### TASK GOAL
Copy exactly the lines from the start of the material through the line with "Chart.register(...registerables);". Pictures stay out of the copy.

### AVAILABLE DATA
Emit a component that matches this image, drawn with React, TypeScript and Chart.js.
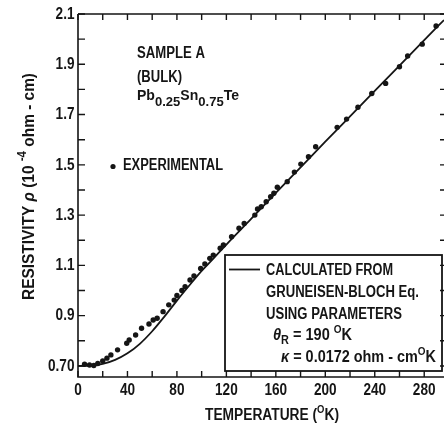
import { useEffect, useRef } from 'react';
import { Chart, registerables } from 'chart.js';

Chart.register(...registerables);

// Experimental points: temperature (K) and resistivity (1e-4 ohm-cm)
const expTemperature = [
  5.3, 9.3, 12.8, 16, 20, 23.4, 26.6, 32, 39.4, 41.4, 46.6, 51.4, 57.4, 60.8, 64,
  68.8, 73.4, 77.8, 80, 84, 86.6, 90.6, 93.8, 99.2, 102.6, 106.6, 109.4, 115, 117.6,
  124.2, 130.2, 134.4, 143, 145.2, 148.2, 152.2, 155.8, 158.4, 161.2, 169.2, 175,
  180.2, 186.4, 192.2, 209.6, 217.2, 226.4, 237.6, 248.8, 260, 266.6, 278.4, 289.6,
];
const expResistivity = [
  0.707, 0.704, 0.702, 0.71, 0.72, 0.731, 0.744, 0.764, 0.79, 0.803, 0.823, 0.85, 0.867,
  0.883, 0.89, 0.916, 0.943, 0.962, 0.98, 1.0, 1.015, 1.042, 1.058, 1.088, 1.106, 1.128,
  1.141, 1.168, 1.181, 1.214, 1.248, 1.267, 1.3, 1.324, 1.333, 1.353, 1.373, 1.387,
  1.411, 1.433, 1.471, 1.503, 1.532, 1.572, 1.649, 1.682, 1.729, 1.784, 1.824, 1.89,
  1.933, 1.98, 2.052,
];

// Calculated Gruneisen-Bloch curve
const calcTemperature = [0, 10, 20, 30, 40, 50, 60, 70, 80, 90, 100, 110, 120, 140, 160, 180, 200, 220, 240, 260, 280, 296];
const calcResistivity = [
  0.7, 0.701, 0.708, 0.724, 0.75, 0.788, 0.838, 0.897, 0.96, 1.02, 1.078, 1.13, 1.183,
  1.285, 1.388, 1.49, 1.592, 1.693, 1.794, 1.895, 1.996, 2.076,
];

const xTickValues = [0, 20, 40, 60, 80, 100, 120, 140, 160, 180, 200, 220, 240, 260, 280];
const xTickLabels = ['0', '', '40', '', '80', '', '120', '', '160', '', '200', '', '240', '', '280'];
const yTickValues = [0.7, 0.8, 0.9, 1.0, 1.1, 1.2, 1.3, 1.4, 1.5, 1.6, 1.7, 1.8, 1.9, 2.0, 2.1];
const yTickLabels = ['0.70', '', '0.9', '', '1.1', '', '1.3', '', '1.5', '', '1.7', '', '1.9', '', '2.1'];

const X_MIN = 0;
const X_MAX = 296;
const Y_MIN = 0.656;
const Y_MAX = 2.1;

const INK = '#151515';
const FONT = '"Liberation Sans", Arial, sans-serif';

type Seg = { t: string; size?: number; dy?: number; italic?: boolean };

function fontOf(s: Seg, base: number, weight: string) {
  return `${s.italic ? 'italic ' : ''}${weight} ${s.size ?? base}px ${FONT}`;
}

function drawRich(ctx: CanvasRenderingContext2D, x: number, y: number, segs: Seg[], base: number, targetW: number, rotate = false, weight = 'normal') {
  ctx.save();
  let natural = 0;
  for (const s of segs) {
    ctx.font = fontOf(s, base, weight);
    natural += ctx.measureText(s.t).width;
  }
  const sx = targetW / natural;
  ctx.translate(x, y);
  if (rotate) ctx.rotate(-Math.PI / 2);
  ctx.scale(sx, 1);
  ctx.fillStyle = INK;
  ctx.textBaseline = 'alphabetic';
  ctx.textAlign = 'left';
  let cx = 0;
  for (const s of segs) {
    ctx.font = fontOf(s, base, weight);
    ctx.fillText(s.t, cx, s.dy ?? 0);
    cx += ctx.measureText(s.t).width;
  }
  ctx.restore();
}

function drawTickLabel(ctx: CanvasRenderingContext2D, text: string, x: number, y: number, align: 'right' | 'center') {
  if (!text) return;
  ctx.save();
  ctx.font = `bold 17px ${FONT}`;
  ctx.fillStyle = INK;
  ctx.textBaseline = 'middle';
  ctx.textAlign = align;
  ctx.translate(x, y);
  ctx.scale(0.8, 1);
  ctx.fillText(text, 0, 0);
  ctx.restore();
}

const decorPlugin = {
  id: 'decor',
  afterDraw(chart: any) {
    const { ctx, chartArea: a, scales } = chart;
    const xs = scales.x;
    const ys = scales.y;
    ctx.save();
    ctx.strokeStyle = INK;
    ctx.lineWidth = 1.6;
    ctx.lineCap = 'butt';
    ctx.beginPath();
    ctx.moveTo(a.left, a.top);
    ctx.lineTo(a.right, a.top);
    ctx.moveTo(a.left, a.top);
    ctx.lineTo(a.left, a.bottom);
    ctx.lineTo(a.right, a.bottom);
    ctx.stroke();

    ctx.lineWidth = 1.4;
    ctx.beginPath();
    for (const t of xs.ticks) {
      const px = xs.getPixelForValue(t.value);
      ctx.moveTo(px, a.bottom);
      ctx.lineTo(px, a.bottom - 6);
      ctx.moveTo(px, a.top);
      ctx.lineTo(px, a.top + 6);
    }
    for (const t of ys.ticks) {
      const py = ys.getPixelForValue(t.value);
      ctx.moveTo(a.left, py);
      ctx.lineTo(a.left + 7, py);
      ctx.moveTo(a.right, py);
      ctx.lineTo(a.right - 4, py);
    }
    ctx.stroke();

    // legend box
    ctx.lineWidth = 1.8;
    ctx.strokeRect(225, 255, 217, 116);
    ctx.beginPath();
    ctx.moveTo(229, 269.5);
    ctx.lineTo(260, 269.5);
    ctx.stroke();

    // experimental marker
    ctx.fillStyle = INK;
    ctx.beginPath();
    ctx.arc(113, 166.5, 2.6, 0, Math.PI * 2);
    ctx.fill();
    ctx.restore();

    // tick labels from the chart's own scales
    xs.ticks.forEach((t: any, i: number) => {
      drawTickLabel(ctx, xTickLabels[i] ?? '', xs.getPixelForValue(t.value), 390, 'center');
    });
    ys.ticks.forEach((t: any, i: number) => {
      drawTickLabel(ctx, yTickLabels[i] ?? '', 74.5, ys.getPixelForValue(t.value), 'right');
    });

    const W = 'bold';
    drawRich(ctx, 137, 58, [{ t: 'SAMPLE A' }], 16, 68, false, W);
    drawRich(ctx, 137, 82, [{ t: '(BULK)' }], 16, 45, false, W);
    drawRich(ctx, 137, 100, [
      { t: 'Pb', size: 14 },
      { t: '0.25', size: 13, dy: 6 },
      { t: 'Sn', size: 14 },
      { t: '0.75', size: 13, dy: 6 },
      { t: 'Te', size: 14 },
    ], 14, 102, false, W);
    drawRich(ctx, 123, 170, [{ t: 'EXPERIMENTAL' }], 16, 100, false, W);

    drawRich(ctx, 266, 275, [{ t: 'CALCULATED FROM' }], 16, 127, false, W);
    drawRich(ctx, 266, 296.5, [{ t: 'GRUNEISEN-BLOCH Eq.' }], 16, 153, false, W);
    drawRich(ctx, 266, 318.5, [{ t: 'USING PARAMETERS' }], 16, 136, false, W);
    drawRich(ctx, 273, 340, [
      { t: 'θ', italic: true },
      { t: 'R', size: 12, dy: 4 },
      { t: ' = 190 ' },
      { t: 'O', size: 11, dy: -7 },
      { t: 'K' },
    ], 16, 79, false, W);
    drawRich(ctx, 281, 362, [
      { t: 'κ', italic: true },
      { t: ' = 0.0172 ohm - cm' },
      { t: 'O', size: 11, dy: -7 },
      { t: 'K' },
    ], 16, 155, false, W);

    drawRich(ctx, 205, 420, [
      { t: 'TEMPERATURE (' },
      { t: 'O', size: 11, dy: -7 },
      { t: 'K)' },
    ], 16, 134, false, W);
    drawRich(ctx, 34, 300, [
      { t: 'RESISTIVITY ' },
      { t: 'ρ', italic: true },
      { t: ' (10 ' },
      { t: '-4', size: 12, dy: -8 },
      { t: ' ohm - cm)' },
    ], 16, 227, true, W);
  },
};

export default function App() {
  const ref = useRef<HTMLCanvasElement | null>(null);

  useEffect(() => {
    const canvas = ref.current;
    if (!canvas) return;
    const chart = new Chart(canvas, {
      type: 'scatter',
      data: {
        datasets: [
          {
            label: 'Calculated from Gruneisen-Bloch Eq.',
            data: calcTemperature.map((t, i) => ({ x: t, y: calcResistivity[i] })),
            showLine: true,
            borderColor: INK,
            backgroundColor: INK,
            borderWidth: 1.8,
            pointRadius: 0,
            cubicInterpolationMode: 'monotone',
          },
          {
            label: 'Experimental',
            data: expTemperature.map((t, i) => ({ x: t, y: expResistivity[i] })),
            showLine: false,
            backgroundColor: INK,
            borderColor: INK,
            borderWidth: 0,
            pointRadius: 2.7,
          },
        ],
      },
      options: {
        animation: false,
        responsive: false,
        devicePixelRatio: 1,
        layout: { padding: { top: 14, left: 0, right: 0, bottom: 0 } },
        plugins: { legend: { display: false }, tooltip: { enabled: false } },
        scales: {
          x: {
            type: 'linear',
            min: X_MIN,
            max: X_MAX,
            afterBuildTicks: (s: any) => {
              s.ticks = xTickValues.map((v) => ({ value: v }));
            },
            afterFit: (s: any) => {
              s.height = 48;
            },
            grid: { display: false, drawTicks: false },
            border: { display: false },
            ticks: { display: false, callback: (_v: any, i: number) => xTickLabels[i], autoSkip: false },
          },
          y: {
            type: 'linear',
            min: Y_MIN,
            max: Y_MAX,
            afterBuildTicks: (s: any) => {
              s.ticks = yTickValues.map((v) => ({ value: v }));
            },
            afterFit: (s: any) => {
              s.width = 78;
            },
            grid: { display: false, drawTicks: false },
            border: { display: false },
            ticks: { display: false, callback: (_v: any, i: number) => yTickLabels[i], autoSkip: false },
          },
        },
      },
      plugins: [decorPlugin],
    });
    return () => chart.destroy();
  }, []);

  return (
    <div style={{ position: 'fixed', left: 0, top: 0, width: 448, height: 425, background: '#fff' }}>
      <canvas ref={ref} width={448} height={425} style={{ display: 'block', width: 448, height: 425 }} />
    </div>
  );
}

### REPLY
Emit a component that matches this image, drawn with React, TypeScript and Chart.js.
import { useEffect, useRef } from 'react';
import { Chart, registerables } from 'chart.js';

Chart.register(...registerables);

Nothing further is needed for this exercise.